• _Information provided_:
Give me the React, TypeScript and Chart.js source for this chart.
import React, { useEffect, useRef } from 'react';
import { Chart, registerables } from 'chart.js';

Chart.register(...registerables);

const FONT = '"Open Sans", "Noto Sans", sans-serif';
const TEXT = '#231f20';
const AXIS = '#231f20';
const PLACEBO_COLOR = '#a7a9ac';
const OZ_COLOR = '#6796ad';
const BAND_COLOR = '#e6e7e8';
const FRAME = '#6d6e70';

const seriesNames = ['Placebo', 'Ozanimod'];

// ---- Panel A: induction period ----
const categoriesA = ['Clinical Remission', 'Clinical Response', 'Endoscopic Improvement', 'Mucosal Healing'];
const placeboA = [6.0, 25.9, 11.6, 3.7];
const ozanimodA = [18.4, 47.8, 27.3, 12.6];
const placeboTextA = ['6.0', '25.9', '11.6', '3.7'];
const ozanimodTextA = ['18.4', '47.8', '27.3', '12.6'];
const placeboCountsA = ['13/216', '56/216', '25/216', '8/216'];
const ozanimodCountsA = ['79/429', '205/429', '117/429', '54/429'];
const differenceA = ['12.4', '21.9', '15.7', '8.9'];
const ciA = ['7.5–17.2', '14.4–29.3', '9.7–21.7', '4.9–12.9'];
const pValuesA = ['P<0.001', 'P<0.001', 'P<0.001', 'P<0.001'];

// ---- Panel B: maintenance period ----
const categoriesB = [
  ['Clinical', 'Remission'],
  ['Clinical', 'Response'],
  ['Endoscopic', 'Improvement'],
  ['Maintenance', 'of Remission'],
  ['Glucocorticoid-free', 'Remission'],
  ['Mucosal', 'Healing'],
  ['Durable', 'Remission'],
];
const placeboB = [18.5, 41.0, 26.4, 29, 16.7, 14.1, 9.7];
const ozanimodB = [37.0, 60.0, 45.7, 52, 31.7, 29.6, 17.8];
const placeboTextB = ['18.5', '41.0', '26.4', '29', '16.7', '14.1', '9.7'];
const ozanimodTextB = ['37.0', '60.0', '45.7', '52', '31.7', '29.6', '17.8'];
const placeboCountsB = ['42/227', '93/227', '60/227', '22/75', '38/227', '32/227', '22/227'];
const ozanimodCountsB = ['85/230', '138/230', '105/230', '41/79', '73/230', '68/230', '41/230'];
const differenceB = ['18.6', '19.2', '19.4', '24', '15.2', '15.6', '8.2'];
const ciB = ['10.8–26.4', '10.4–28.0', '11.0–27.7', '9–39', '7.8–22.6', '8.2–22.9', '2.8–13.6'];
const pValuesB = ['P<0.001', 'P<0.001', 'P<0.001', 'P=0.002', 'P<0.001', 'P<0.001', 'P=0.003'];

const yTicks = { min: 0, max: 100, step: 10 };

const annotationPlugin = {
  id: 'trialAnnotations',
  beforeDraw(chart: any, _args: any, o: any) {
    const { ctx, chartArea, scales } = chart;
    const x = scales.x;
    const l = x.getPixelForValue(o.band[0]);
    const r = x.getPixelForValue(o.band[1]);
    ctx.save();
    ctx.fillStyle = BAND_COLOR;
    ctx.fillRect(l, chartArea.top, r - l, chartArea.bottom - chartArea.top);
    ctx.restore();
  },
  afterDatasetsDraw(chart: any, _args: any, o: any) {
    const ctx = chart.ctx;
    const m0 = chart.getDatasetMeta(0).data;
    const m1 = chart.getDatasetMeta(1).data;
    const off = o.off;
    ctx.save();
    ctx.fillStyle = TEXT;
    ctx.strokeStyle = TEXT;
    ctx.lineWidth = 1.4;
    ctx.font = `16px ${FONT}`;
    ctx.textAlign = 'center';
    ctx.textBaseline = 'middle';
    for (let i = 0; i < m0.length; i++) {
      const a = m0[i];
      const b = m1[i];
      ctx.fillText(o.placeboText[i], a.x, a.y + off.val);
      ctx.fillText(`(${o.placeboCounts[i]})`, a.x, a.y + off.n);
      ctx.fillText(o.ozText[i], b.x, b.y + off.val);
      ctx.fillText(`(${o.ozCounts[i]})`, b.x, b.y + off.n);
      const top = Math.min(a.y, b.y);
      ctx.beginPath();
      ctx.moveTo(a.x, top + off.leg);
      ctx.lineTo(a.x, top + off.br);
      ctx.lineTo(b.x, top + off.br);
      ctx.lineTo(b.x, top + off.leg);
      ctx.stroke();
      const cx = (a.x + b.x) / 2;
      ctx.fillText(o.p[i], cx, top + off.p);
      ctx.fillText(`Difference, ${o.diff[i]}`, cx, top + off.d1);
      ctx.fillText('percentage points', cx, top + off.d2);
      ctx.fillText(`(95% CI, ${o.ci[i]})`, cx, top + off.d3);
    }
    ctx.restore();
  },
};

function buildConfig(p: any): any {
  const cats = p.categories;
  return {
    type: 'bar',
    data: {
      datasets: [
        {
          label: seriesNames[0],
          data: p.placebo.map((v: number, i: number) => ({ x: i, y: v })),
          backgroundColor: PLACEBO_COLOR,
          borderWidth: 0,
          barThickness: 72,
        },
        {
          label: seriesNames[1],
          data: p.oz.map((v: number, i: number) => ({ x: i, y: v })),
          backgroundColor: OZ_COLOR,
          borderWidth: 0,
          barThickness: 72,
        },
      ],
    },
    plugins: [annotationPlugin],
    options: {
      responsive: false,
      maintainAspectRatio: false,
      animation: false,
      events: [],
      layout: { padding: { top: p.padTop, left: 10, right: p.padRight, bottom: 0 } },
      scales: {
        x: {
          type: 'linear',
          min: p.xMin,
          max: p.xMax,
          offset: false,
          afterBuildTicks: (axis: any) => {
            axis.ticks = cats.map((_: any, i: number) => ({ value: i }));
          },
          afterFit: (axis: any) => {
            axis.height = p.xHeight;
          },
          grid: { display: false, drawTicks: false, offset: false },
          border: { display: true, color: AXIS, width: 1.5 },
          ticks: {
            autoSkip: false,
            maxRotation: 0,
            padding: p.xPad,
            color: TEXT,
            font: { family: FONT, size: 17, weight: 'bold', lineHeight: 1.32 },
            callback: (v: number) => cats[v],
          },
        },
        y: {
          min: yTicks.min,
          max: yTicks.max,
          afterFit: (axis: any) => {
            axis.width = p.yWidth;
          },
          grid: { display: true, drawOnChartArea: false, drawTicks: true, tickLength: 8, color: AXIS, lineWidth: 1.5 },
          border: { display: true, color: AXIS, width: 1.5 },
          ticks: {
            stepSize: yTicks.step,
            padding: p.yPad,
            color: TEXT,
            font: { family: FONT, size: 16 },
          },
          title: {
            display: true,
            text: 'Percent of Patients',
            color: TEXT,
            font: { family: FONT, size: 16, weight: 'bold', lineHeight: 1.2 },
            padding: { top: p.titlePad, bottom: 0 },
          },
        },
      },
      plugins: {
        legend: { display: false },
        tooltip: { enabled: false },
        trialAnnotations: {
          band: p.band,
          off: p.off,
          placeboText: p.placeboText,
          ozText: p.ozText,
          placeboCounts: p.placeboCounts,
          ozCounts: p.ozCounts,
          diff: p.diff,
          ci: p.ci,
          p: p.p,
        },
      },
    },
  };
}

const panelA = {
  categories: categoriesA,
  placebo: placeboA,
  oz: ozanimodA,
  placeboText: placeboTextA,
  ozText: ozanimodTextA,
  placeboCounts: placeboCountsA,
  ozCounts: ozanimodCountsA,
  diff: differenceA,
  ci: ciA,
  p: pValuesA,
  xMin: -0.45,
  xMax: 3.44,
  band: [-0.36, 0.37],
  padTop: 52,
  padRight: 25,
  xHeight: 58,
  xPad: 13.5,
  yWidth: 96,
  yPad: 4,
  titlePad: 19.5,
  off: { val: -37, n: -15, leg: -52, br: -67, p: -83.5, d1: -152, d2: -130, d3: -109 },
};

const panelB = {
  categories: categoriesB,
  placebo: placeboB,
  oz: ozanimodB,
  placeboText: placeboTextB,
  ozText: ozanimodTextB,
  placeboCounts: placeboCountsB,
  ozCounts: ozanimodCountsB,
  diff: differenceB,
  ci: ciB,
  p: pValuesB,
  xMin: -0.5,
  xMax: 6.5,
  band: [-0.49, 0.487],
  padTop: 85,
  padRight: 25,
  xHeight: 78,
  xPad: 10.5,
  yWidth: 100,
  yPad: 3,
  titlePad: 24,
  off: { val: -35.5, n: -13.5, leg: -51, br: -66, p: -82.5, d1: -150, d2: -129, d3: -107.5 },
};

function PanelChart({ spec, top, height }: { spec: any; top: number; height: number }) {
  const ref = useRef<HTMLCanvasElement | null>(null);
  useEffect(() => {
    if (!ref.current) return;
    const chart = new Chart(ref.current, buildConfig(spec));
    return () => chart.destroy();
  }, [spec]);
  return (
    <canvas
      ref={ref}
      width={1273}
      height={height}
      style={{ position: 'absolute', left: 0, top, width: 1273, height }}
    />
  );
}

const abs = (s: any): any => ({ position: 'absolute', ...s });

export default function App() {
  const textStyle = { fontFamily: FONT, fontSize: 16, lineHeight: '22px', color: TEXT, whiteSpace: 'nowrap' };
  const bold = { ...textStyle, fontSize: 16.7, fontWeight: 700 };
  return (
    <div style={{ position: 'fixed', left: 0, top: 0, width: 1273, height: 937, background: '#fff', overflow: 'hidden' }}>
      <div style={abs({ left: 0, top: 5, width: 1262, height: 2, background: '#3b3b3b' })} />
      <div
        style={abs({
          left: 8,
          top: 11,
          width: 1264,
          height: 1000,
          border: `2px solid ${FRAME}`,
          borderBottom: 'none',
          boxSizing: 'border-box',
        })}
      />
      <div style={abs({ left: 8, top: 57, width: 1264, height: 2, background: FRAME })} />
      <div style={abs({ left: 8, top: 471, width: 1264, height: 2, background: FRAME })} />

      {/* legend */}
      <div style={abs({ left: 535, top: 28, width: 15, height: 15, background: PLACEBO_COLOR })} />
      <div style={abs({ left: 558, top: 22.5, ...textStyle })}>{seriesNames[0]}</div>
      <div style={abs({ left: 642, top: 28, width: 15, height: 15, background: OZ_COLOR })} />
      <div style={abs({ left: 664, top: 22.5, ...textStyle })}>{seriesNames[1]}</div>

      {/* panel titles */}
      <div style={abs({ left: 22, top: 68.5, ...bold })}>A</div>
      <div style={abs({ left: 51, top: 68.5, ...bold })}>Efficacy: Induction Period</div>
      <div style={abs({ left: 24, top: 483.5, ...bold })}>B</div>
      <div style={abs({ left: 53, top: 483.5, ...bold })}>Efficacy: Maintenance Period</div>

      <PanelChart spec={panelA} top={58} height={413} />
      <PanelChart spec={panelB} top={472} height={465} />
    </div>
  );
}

• _Required work_:
Where a line holds "React", copy that line.

• _Worked answer_:
Give me the React, TypeScript and Chart.js source for this chart.
import React, { useEffect, useRef } from 'react';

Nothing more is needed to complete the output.